#### Required task
An exact copy of all the data is required, with pictures left out.

#### Source material
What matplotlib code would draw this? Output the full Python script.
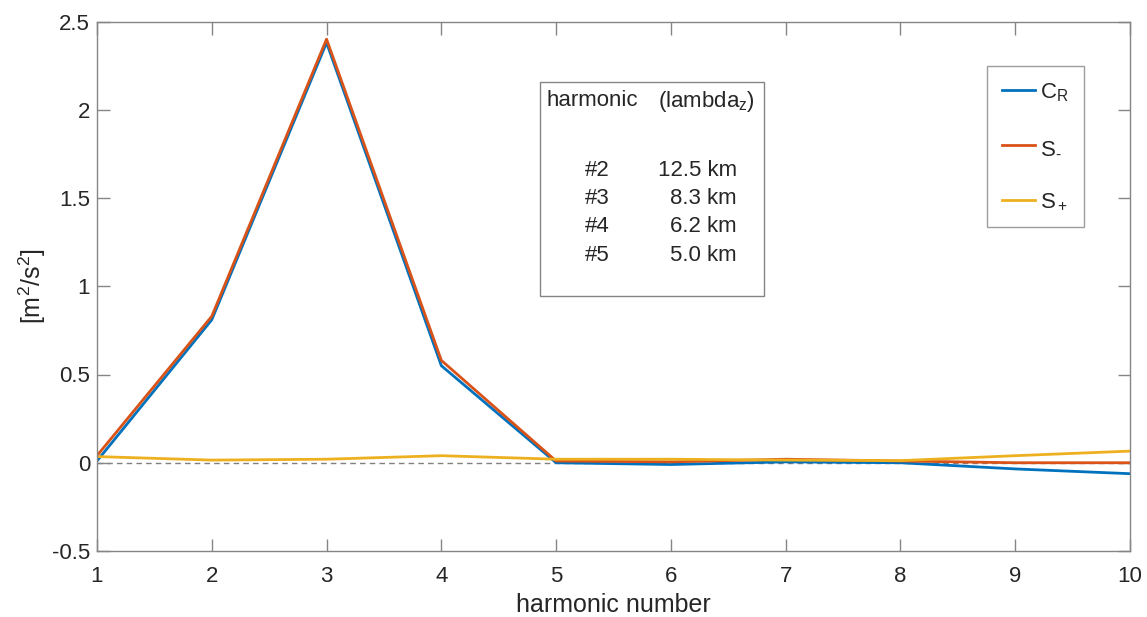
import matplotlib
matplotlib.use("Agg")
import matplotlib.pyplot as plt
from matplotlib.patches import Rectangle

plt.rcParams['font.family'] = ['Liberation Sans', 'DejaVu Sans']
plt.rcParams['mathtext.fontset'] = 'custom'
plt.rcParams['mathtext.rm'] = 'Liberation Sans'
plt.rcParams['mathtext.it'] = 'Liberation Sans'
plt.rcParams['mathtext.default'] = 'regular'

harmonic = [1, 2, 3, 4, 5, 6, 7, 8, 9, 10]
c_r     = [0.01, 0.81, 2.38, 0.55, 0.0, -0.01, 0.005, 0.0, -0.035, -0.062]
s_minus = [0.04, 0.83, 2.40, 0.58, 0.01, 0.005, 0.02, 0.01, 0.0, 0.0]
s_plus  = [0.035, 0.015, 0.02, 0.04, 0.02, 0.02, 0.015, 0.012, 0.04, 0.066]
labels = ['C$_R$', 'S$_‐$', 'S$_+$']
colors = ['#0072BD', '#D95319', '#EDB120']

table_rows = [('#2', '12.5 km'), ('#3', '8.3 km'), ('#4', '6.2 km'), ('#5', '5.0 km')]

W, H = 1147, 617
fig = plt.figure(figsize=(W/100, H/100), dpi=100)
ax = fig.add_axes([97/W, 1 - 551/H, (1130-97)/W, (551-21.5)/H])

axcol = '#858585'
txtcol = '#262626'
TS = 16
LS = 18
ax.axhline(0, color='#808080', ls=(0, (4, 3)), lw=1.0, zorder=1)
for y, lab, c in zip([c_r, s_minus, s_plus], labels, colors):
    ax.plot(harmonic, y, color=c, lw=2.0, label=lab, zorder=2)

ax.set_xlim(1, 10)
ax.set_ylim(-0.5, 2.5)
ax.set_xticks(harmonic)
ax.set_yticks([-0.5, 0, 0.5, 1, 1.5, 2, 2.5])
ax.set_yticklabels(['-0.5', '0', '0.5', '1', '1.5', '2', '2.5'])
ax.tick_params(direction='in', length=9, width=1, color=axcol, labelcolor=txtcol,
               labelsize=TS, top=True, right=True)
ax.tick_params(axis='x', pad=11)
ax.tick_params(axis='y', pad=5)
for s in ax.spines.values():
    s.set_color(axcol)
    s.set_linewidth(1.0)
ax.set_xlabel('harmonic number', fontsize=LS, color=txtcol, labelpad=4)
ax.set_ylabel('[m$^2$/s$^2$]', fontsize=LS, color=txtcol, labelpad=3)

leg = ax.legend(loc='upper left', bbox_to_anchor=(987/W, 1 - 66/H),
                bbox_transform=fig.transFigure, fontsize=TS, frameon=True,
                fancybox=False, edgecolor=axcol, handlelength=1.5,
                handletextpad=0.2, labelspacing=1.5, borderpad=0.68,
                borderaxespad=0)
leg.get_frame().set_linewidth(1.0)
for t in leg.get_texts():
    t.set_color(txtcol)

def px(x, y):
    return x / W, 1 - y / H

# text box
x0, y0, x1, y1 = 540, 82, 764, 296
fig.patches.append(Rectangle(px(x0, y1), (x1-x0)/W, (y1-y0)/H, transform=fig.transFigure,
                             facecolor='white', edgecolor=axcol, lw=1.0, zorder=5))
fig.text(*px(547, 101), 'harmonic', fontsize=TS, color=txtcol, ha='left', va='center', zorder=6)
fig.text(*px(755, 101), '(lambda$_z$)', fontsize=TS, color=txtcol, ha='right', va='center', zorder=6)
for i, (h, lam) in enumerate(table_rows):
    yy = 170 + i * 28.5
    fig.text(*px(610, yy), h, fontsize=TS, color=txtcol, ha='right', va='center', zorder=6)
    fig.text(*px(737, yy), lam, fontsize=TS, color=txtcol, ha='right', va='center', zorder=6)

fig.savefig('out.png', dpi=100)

#### Exercise answer
What matplotlib code would draw this? Output the full Python script.
import matplotlib
matplotlib.use("Agg")
import matplotlib.pyplot as plt
from matplotlib.patches import Rectangle

plt.rcParams['font.family'] = ['Liberation Sans', 'DejaVu Sans']
plt.rcParams['mathtext.fontset'] = 'custom'
plt.rcParams['mathtext.rm'] = 'Liberation Sans'
plt.rcParams['mathtext.it'] = 'Liberation Sans'
plt.rcParams['mathtext.default'] = 'regular'

harmonic = [1, 2, 3, 4, 5, 6, 7, 8, 9, 10]
c_r     = [0.01, 0.81, 2.38, 0.55, 0.0, -0.01, 0.005, 0.0, -0.035, -0.062]
s_minus = [0.04, 0.83, 2.40, 0.58, 0.01, 0.005, 0.02, 0.01, 0.0, 0.0]
s_plus  = [0.035, 0.015, 0.02, 0.04, 0.02, 0.02, 0.015, 0.012, 0.04, 0.066]
labels = ['C$_R$', 'S$_‐$', 'S$_+$']
colors = ['#0072BD', '#D95319', '#EDB120']

table_rows = [('#2', '12.5 km'), ('#3', '8.3 km'), ('#4', '6.2 km'), ('#5', '5.0 km')]

W, H = 1147, 617
fig = plt.figure(figsize=(W/100, H/100), dpi=100)
ax = fig.add_axes([97/W, 1 - 551/H, (1130-97)/W, (551-21.5)/H])

axcol = '#858585'
txtcol = '#262626'
TS = 16
LS = 18
ax.axhline(0, color='#808080', ls=(0, (4, 3)), lw=1.0, zorder=1)
for y, lab, c in zip([c_r, s_minus, s_plus], labels, colors):
    ax.plot(harmonic, y, color=c, lw=2.0, label=lab, zorder=2)

ax.set_xlim(1, 10)
ax.set_ylim(-0.5, 2.5)
ax.set_xticks(harmonic)
ax.set_yticks([-0.5, 0, 0.5, 1, 1.5, 2, 2.5])
ax.set_yticklabels(['-0.5', '0', '0.5', '1', '1.5', '2', '2.5'])
ax.tick_params(direction='in', length=9, width=1, color=axcol, labelcolor=txtcol,
               labelsize=TS, top=True, right=True)
ax.tick_params(axis='x', pad=11)
ax.tick_params(axis='y', pad=5)
for s in ax.spines.values():
    s.set_color(axcol)
    s.set_linewidth(1.0)
ax.set_xlabel('harmonic number', fontsize=LS, color=txtcol, labelpad=4)
ax.set_ylabel('[m$^2$/s$^2$]', fontsize=LS, color=txtcol, labelpad=3)

leg = ax.legend(loc='upper left', bbox_to_anchor=(987/W, 1 - 66/H),
                bbox_transform=fig.transFigure, fontsize=TS, frameon=True,
                fancybox=False, edgecolor=axcol, handlelength=1.5,
                handletextpad=0.2, labelspacing=1.5, borderpad=0.68,
                borderaxespad=0)
leg.get_frame().set_linewidth(1.0)
for t in leg.get_texts():
    t.set_color(txtcol)

def px(x, y):
    return x / W, 1 - y / H

# text box
x0, y0, x1, y1 = 540, 82, 764, 296
fig.patches.append(Rectangle(px(x0, y1), (x1-x0)/W, (y1-y0)/H, transform=fig.transFigure,
                             facecolor='white', edgecolor=axcol, lw=1.0, zorder=5))
fig.text(*px(547, 101), 'harmonic', fontsize=TS, color=txtcol, ha='left', va='center', zorder=6)
fig.text(*px(755, 101), '(lambda$_z$)', fontsize=TS, color=txtcol, ha='right', va='center', zorder=6)
for i, (h, lam) in enumerate(table_rows):
    yy = 170 + i * 28.5
    fig.text(*px(610, yy), h, fontsize=TS, color=txtcol, ha='right', va='center', zorder=6)
    fig.text(*px(737, yy), lam, fontsize=TS, color=txtcol, ha='right', va='center', zorder=6)

fig.savefig('out.png', dpi=100)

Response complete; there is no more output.